Last week I was on holiday in Jaipur, a short 5 hour drive from Delhi. I was mildly taken aback during the stay there. Living in Delhi can lead you to believing that an overwhelming majority of us Indians are a bunch of rude, ill-mannered, selfish boors with lots of money and little by way of education. In Jaipur I practically found just the opposite. I found people smiling at strangers, shopkeepers giving you lesser denomination currency even when you didn't buy from them, drivers waiting patiently behind you if your car stalls in the middle of the road.

This also flew in the face of all explanations of '
Dilliwaale' being, well 'Dilliwaale'. It obviously wasn't anything to do with the straightforward ones like adverse climate, or the diet, or the terrain.

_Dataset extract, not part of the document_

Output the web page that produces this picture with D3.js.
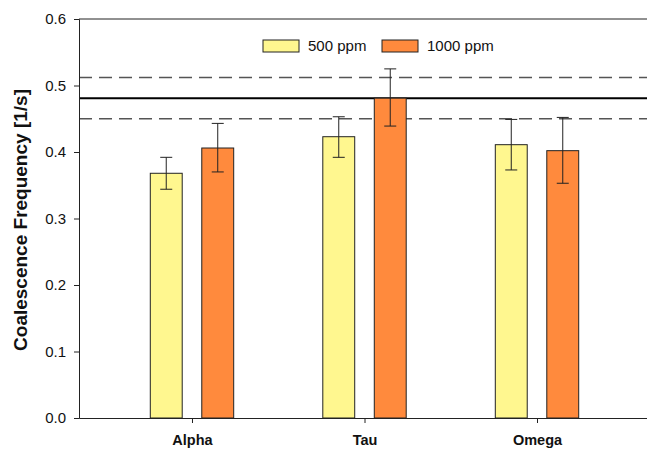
<!DOCTYPE html>
<html><head><meta charset="utf-8">
<script src="https://cdn.jsdelivr.net/npm/d3@7"></script>
<style>body{margin:0;background:#fff;} svg{display:block;font-family:Arial,"Liberation Sans",sans-serif;}</style>
</head><body>
<script>
const categories = ["Alpha", "Tau", "Omega"];
const seriesNames = ["500 ppm", "1000 ppm"];
const values500 = [0.368, 0.423, 0.411];
const values1000 = [0.406, 0.481, 0.402];
const errHi500 = [0.392, 0.453, 0.449];
const errLo500 = [0.344, 0.392, 0.373];
const errHi1000 = [0.443, 0.525, 0.452];
const errLo1000 = [0.370, 0.439, 0.353];
const refMean = 0.481;
const refBand = [0.450, 0.512];
const yTicks = [0.0, 0.1, 0.2, 0.3, 0.4, 0.5, 0.6];
const colors = ["#fff78f", "#ff8a3d"];

(function () {
const W = 647, H = 450;
const svg = d3.select("body").append("svg").attr("width", W).attr("height", H);
const mLeft = 79, mRight = 650, mTop = 19, mBottom = 418;

const x = d3.scalePoint().domain(categories).range([mLeft, mRight]).padding(0.655);
const y = d3.scaleLinear().domain([0, 0.6]).range([mBottom, mTop]);
const off = d3.scaleBand().domain(seriesNames).range([-52, 52]).paddingInner(0.38).paddingOuter(0.2);

svg.selectAll("line.dash").data(refBand).enter().append("line")
  .attr("x1", mLeft).attr("x2", W).attr("y1", d => y(d)).attr("y2", d => y(d))
  .attr("stroke", "#555").attr("stroke-width", 1.5).attr("stroke-dasharray", "13,7");
svg.append("line").attr("x1", mLeft).attr("x2", W).attr("y1", y(refMean)).attr("y2", y(refMean))
  .attr("stroke", "#000").attr("stroke-width", 2);

const data = [];
categories.forEach((c, i) => {
  data.push({c, s: seriesNames[0], v: values500[i], hi: errHi500[i], lo: errLo500[i], col: colors[0]});
  data.push({c, s: seriesNames[1], v: values1000[i], hi: errHi1000[i], lo: errLo1000[i], col: colors[1]});
});

svg.selectAll("rect.bar").data(data).enter().append("rect")
  .attr("x", d => x(d.c) + off(d.s)).attr("width", off.bandwidth())
  .attr("y", d => y(d.v)).attr("height", d => y(0) - y(d.v))
  .attr("fill", d => d.col).attr("stroke", "#222").attr("stroke-width", 1);

const eb = svg.selectAll("g.err").data(data).enter().append("g")
  .attr("transform", d => `translate(${x(d.c) + off(d.s) + off.bandwidth()/2},0)`);
eb.append("line").attr("y1", d => y(d.hi)).attr("y2", d => y(d.lo)).attr("stroke", "#222");
eb.append("line").attr("x1", -6).attr("x2", 6).attr("y1", d => y(d.hi)).attr("y2", d => y(d.hi)).attr("stroke", "#222");
eb.append("line").attr("x1", -6).attr("x2", 6).attr("y1", d => y(d.lo)).attr("y2", d => y(d.lo)).attr("stroke", "#222");

const yAxis = svg.append("g").attr("transform", `translate(${mLeft},0)`)
  .call(d3.axisLeft(y).tickValues(yTicks).tickFormat(d3.format(".1f")).tickSize(5).tickPadding(8));
yAxis.select(".domain").attr("stroke", "#222");
yAxis.selectAll("line").attr("stroke", "#222");
yAxis.selectAll("text").attr("font-size", 15).attr("fill", "#111").attr("font-family", "Arial, 'Liberation Sans', sans-serif");

const xAxis = svg.append("g").attr("transform", `translate(0,${mBottom})`)
  .call(d3.axisBottom(x).tickSize(5).tickSizeOuter(0).tickPadding(12));
xAxis.select(".domain").attr("stroke", "#222");
xAxis.selectAll("line").attr("stroke", "#222");
xAxis.selectAll("text").attr("font-size", 14.5).attr("font-weight", "bold").attr("fill", "#111")
  .attr("font-family", "Arial, 'Liberation Sans', sans-serif");

svg.append("line").attr("x1", mLeft).attr("x2", W).attr("y1", mTop).attr("y2", mTop).attr("stroke", "#222");

svg.append("text").attr("transform", `translate(27,220) rotate(-90)`)
  .attr("text-anchor", "middle").attr("font-size", 19).attr("font-weight", "bold").attr("fill", "#111")
  .text("Coalescence Frequency [1/s]");

const lg = svg.append("g");
const lx = [263, 382];
seriesNames.forEach((s, i) => {
  lg.append("rect").attr("x", lx[i]).attr("y", 40).attr("width", 36).attr("height", 12)
    .attr("fill", colors[i]).attr("stroke", "#222");
  lg.append("text").attr("x", lx[i] + 45).attr("y", 51).attr("font-size", 15).attr("fill", "#111").text(s);
});
})();
</script>
</body></html>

It didn't have much to do with some of the more interesting reasons either, like north indians being genetially programmed to be 'aggressive' after millenia of invasions from the middle east.

Back in Delhi and back among the earthy populace here, I am calm. It would have been different had I not travelled other places earlier in my life. The bottomline, most places suck one way or other. You just make your peace with it, the catch being to imagine some of the things you would miss if you weren't where you are right now. Meanwhile I attempt to celebrate modern Delhi's gift to modern India: the infamous book of Hindi expletives.

posted by Angshuman @ 12:48 AM,

1 Comments:

At 3:11 PM, Blogger The Chef said...

One of the best in terms of analysis about Dilli and Dilliwale comes from Gurucharan Das in 'India Unbound'. His wife compares Delhi and Bombay and comes out with this beautiful fact about origin of the two cities and it's effect on citizens. One is a feudal arena and other a commercial center and so one has ... well, read the book.